> [WHAT THE TASK ASKS]: Where a line contains the string "this", copy that line.

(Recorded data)

--

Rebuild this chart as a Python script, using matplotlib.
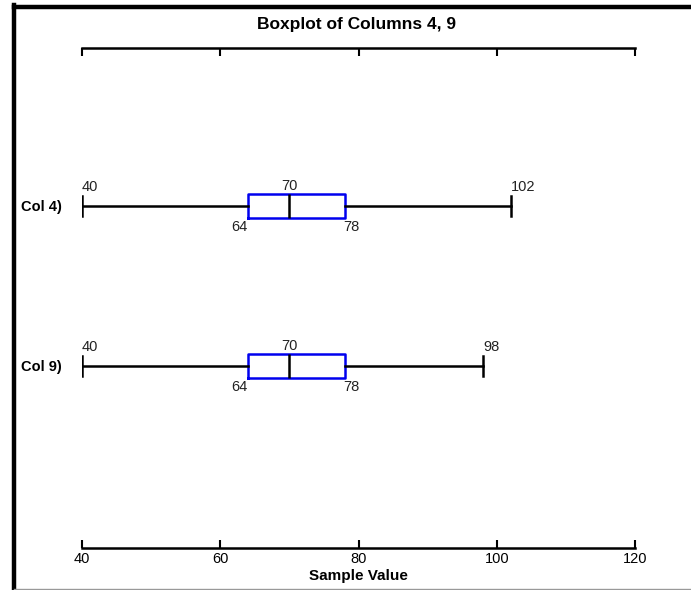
import matplotlib
matplotlib.use("Agg")
import matplotlib.pyplot as plt
from matplotlib.lines import Line2D

plt.rcParams['font.family'] = ['Liberation Sans', 'DejaVu Sans']

labels = ["Col 4)", "Col 9)"]
whislo = [40, 40]
q1 = [64, 64]
med = [70, 70]
q3 = [78, 78]
whishi = [102, 98]
xticks = [40, 60, 80, 100, 120]
title = "Boxplot of Columns 4, 9"
xlabel = "Sample Value"

W, H = 691, 590
fig = plt.figure(figsize=(W / 100, H / 100), dpi=100)
ax = fig.add_axes([82 / W, 42 / H, 553 / W, 500 / H])

positions = [2, 1]
stats = []
for i in range(len(labels)):
    stats.append(dict(med=med[i], q1=q1[i], q3=q3[i], whislo=whislo[i],
                      whishi=whishi[i], fliers=[], label=labels[i]))

ax.bxp(stats, positions=positions, orientation='horizontal', widths=0.144,
       capwidths=0.125, showfliers=False, patch_artist=False,
       boxprops=dict(color='#0000ee', linewidth=1.8),
       whiskerprops=dict(color='black', linewidth=1.8),
       capprops=dict(color='black', linewidth=1.8),
       medianprops=dict(color='black', linewidth=1.8))

ax.set_xlim(40, 120)
ax.set_ylim(-0.1375, 2.9875)
ax.set_xticks(xticks)
ax.set_xticklabels([str(t) for t in xticks], fontsize=10.5)
ax.set_yticks(positions)
ax.set_yticklabels(labels, fontsize=10.5, fontweight='bold')
ax.tick_params(axis='y', length=0, pad=14.5)
ax.tick_params(axis='x', direction='in', length=6, width=1.5, top=True,
               labeltop=False, pad=3)
for s in ['left', 'right']:
    ax.spines[s].set_visible(False)
for s in ['top', 'bottom']:
    ax.spines[s].set_linewidth(1.8)
ax.set_facecolor('none')

half = 0.072
for i, y in enumerate(positions):
    kw = dict(fontsize=10.5, color='#222222', textcoords='offset points')
    ax.annotate(str(whislo[i]), (whislo[i], y + 0.06), xytext=(0, 2), ha='left', va='bottom', **kw)
    ax.annotate(str(med[i]), (med[i], y + half), xytext=(0, 1), ha='center', va='bottom', **kw)
    ax.annotate(str(whishi[i]), (whishi[i], y + 0.06), xytext=(0, 2), ha='left', va='bottom', **kw)
    ax.annotate(str(q1[i]), (q1[i], y - half), xytext=(0, -1.5), ha='right', va='top', **kw)
    ax.annotate(str(q3[i]), (q3[i], y - half), xytext=(-1, -1.5), ha='left', va='top', **kw)

ax.set_xlabel(xlabel, fontsize=11, fontweight='bold', labelpad=2)
fig.text(357 / W, 1 - 25 / H, title, fontsize=12.5, fontweight='bold',
         ha='center', va='center')

# outer frame (left thick, top thick, bottom thin gray)
fig.add_artist(Line2D([14 / W, 14 / W], [0, 1 - 5 / H], transform=fig.transFigure,
                      color='black', linewidth=3.2, solid_capstyle='projecting'))
fig.add_artist(Line2D([14 / W, 1], [1 - 7 / H, 1 - 7 / H], transform=fig.transFigure,
                      color='black', linewidth=3.2))
fig.add_artist(Line2D([14 / W, 1], [1 - 588.5 / H, 1 - 588.5 / H], transform=fig.transFigure,
                      color='#999999', linewidth=1.0))

fig.savefig("out.png", dpi=100)
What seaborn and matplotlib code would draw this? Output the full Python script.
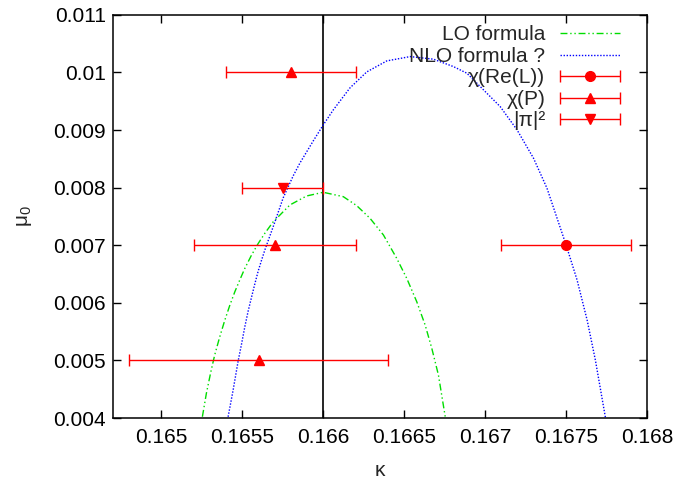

--

> [FINISHED ANSWER]:
Rebuild this chart as a Python script, using matplotlib.
What seaborn and matplotlib code would draw this? Output the full Python script.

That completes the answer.